One of the more remarkable readings of the night came with the Symphony No. 49 (in F minor, La Passione), written when Haydn was riding the first wave of intellectual and cultural ferment in Europe that would flower so extravagantly into Romanticism. Perhaps in keeping with that idea of subterranean rumbling, the Soloists played this dark, dramatic symphony with great force, hitting the sforzandos like sucker punches and driving home the fast sections with a bristling kind of fury.

But for every hammerblow there was something delicate, such as the trio section of the Minuet, with lovely playing in oboes and horns, or something subtle, like the main theme of the concluding Presto, played here with a sense of drive and expectation that made it sound nervous and agitated, when it could have justifiably been played in a much heavier manner. Throughout this performance, there was ample opportunity to enjoy the sheer depth and richness of the sound these musicians produced, and all of it with little or no vibrato, in accord with historic performance practice.

Listeners unfamiliar with Haydn's Sturm und Drang period would have found the symphony something of a revelation, and that same word is useful for the first work on the program, the ninth and final Bachianas Brasilieras of Heitor Villa-Lobos.

Starting with a simple scalar theme and then unfolding into a vigorous fugue. The prelude here was notable for the smoothness of the playing, every edge rounded off and each phrase milked for maximum expression; the fugue stood out for the Soloists' precision and rhythmic vitality, all of it culminating in a vibrant interpretation of a well-crafted, too-little-heard work.

Skou-Larsen, who sat in the concertmaster's chair all night, gave it up for the viola in the piece that followed, the Sinfonia Concertante (in E-flat, K. 364) of Mozart. He shared the stage with a young violinist named Natalia Ladstaetter, who played with a strong, penetrating tone that contrasted well with the darker sound of Skou-Larsen’s viola.

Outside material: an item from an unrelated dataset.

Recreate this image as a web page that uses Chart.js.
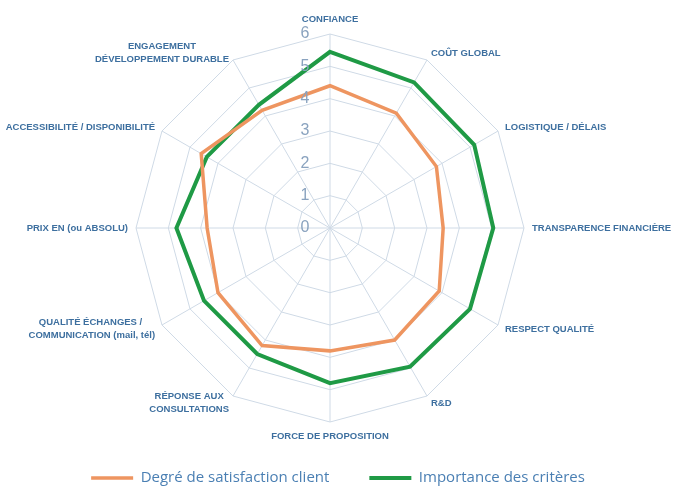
<!DOCTYPE html>
<html>
<head>
<meta charset="utf-8">
<script src="https://cdn.jsdelivr.net/npm/chart.js@4"></script>
<style>
  html, body { margin: 0; padding: 0; background: #ffffff; }
  #wrap { width: 676px; height: 490px; }
</style>
</head>
<body>
<div id="wrap"><canvas id="radar"></canvas></div>
<script>
// Critères évalués (sens horaire à partir du haut)
const criteres = [
  'CONFIANCE',
  'COÛT GLOBAL',
  'LOGISTIQUE / DÉLAIS',
  'TRANSPARENCE FINANCIÈRE',
  'RESPECT QUALITÉ',
  'R&D',
  'FORCE DE PROPOSITION',
  ['RÉPONSE AUX', 'CONSULTATIONS'],
  ['QUALITÉ ÉCHANGES / ', 'COMMUNICATION (mail, tél)'],
  'PRIX EN (ou ABSOLU)',
  'ACCESSIBILITÉ / DISPONIBILITÉ',
  ['ENGAGEMENT', 'DÉVELOPPEMENT DURABLE']
];

const satisfaction = [4.4, 4.1, 3.8, 3.5, 3.9, 4.0, 3.8, 4.2, 4.0, 3.8, 4.6, 4.2];
const importance   = [5.45, 5.2, 5.15, 5.05, 5.0, 4.95, 4.8, 4.5, 4.5, 4.75, 4.4, 4.4];

const graduations = [0, 1, 2, 3, 4, 5, 6];

// Géométrie de la toile : centre et rayon
const toile = { cx: 330, cy: 228, rayon: 194 };

// Graduations à gauche de l'axe vertical et libellés des critères autour de la toile
const radarText = {
  id: 'radarText',
  afterDatasetsDraw(chart) {
    const r = chart.scales.r;
    const ctx = chart.ctx;
    ctx.save();

    ctx.font = '16px "Liberation Sans", sans-serif';
    ctx.fillStyle = '#8aa3bf';
    ctx.textAlign = 'center';
    ctx.textBaseline = 'middle';
    graduations.forEach(v => {
      const d = r.getDistanceFromCenterForValue(v);
      ctx.fillText(String(v), r.xCenter - 25, r.yCenter - d);
    });

    ctx.font = 'bold 9.5px "Liberation Sans", sans-serif';
    ctx.fillStyle = '#3d6f9f';
    const lineH = 13;
    const n = chart.data.labels.length;
    chart.data.labels.forEach((lab, i) => {
      const lines = Array.isArray(lab) ? lab : [lab];
      const p = r.getPointPosition(i, r.drawingArea + 8);
      const w = Math.max(...lines.map(t => ctx.measureText(t).width));
      const h = lines.length * lineH;
      let left;
      if (p.x > r.xCenter + 1) left = p.x;
      else if (p.x < r.xCenter - 1) left = p.x - w;
      else left = p.x - w / 2;
      let top;
      if (i === 0) top = p.y - h;
      else if (i === n / 2) top = p.y;
      else top = p.y - h / 2;
      ctx.textAlign = 'center';
      ctx.textBaseline = 'middle';
      lines.forEach((t, k) => {
        ctx.fillText(t, left + w / 2, top + lineH * (k + 0.5));
      });
    });
    ctx.restore();
  }
};

new Chart(document.getElementById('radar'), {
  type: 'radar',
  data: {
    labels: criteres,
    datasets: [
      {
        label: 'Degré de satisfaction client',
        data: satisfaction,
        borderColor: '#ee9560',
        backgroundColor: 'rgba(0,0,0,0)',
        borderWidth: 3.5,
        pointRadius: 0,
        tension: 0
      },
      {
        label: 'Importance des critères',
        data: importance,
        borderColor: '#1f9a45',
        backgroundColor: 'rgba(0,0,0,0)',
        borderWidth: 4,
        pointRadius: 0,
        tension: 0
      }
    ]
  },
  options: {
    responsive: true,
    maintainAspectRatio: false,
    animation: false,
    layout: { padding: { top: 0, bottom: -5.5, left: 0, right: 0 } },
    scales: {
      r: {
        min: 0,
        max: 6,
        ticks: { display: false, stepSize: 1 },
        grid: { color: '#cfdae6', lineWidth: 1 },
        angleLines: { color: '#cfdae6', lineWidth: 1 },
        pointLabels: { display: false },
        afterFit(scale) {
          scale.xCenter = toile.cx;
          scale.yCenter = toile.cy;
          scale.drawingArea = toile.rayon;
        }
      }
    },
    plugins: {
      legend: {
        position: 'bottom',
        labels: {
          usePointStyle: true,
          pointStyle: 'line',
          pointStyleWidth: 42,
          color: '#4a7fb3',
          font: { family: '"Open Sans", sans-serif', size: 15 },
          padding: 40
        }
      },
      tooltip: { enabled: false }
    }
  },
  plugins: [radarText]
});
</script>
</body>
</html>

The emphasis here again was on youthfulness and vigor, and one in which the music sounded alive and almost freshly composed. The two soloists brought excellent technical accomplishment -- intonation, accuracy (even when Ladstaetter had to scale the highest registers), phrasing -- and put it to the service of a marvelously vibrant rendition of the concerto, including a first-movement cadenza in which the soloists played with the cohesion and sheer joy of a coloratura duo showing off.

In the moodily beautiful second movement, both soloists played with a wonderfully clear sound that lent the music a kind of nobility that made it even lovelier than it already was, and if Skou-Larsen was rushing things a couple times in his solo passages during the marvelously energetic finale, it certainly fit the joyous mood of this terrific performance.

The concert closed after the Haydn with five scheduled tangos by Piazzolla, and a sixth was added as an encore. The first of these, Buenos Aires Hora Cero, starts with the solo violin scraping on the other side of the bridge to make a grating, metallic sound, and Skou-Larsen indulged his penchant for theater as he played it, hunched over in his chair and then wandering the stage giving the sounds to the other players.

The interest in these high-grade salon pieces is in their colorful rhythms, their rapidly shifting moods, and their often cornball melodic passages. But these tangos (including Adios, Nonino, Close Your Eyes, La Muerte del Angel, Chante e Fugue, and the closing Libertango) almost had the majesty of Beethoven, so intensely, richly and perfectly were they played.

Exciting dance beats in the cellos; evocative solos by violin, viola, and cello; superbly executed mass glissandi; over-the-top pop melodies: All these were in this Piazzolla set in abundance, and it made a magnificent ending to a concert in which an abundance of talent was matched with an abundance of risk-taking and canny programming.

The Salzburg Chamber Soloists possess the closest thing to the emergent fire of a great rock band just hitting its stride that I have ever seen in a classical music concert, and its performance Wednesday will long be an evening to remember.